#### SET PROBLEM:
Starting from the top of the material, restate each line exactly until the line that contains "import pandas as pd", which is also copied. Pictures are excluded.

#### RAW DATA:
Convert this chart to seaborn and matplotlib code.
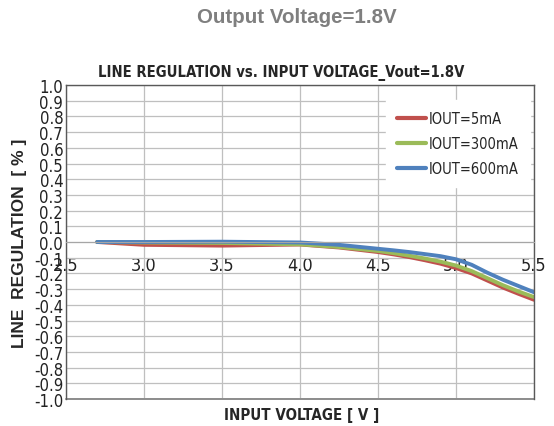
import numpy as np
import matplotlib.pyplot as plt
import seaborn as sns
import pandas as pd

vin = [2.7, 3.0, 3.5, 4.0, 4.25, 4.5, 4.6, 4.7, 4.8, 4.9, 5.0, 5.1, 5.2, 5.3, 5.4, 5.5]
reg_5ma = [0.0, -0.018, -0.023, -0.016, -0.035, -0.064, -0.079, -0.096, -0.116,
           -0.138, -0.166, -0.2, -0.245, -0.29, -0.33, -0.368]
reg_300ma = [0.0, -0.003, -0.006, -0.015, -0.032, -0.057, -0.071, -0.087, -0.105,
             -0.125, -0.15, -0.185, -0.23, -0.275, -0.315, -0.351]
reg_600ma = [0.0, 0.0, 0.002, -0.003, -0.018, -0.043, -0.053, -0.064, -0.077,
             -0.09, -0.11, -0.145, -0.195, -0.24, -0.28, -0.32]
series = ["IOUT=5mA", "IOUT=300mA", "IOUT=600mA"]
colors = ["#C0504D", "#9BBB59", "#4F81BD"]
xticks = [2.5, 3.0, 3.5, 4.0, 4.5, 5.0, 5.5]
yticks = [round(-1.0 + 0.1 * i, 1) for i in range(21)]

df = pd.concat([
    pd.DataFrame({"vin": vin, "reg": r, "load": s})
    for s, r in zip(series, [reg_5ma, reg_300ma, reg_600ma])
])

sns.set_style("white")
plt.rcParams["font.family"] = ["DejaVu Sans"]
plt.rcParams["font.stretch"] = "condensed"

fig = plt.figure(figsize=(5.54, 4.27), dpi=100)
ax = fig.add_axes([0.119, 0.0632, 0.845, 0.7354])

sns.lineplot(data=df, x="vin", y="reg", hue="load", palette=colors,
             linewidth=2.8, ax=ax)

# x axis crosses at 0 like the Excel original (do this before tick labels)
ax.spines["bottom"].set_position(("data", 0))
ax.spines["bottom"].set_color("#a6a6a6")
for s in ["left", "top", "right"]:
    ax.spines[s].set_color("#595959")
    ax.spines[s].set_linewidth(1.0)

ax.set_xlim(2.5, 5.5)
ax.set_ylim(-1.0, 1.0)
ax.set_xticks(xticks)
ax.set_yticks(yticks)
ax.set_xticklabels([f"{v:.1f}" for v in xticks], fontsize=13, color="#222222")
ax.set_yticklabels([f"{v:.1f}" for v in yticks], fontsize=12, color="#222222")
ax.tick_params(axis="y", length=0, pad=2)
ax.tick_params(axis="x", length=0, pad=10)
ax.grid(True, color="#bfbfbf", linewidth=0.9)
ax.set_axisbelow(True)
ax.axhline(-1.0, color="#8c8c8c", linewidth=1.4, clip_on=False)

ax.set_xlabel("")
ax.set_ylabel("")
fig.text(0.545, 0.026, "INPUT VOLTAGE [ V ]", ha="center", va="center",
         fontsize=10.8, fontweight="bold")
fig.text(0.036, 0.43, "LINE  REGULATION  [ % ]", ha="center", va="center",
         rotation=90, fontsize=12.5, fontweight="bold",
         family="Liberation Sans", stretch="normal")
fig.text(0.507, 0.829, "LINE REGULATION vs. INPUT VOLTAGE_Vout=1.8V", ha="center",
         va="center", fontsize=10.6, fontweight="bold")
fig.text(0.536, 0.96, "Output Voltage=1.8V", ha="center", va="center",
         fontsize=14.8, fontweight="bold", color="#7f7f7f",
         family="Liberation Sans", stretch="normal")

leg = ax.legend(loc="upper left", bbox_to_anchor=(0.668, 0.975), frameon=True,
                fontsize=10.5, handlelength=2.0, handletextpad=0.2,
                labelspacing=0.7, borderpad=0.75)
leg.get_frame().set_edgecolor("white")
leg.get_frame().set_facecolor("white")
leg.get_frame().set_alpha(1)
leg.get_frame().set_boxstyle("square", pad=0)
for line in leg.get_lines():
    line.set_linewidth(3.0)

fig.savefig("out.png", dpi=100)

#### FINISHED TASK:
Convert this chart to seaborn and matplotlib code.
import numpy as np
import matplotlib.pyplot as plt
import seaborn as sns
import pandas as pd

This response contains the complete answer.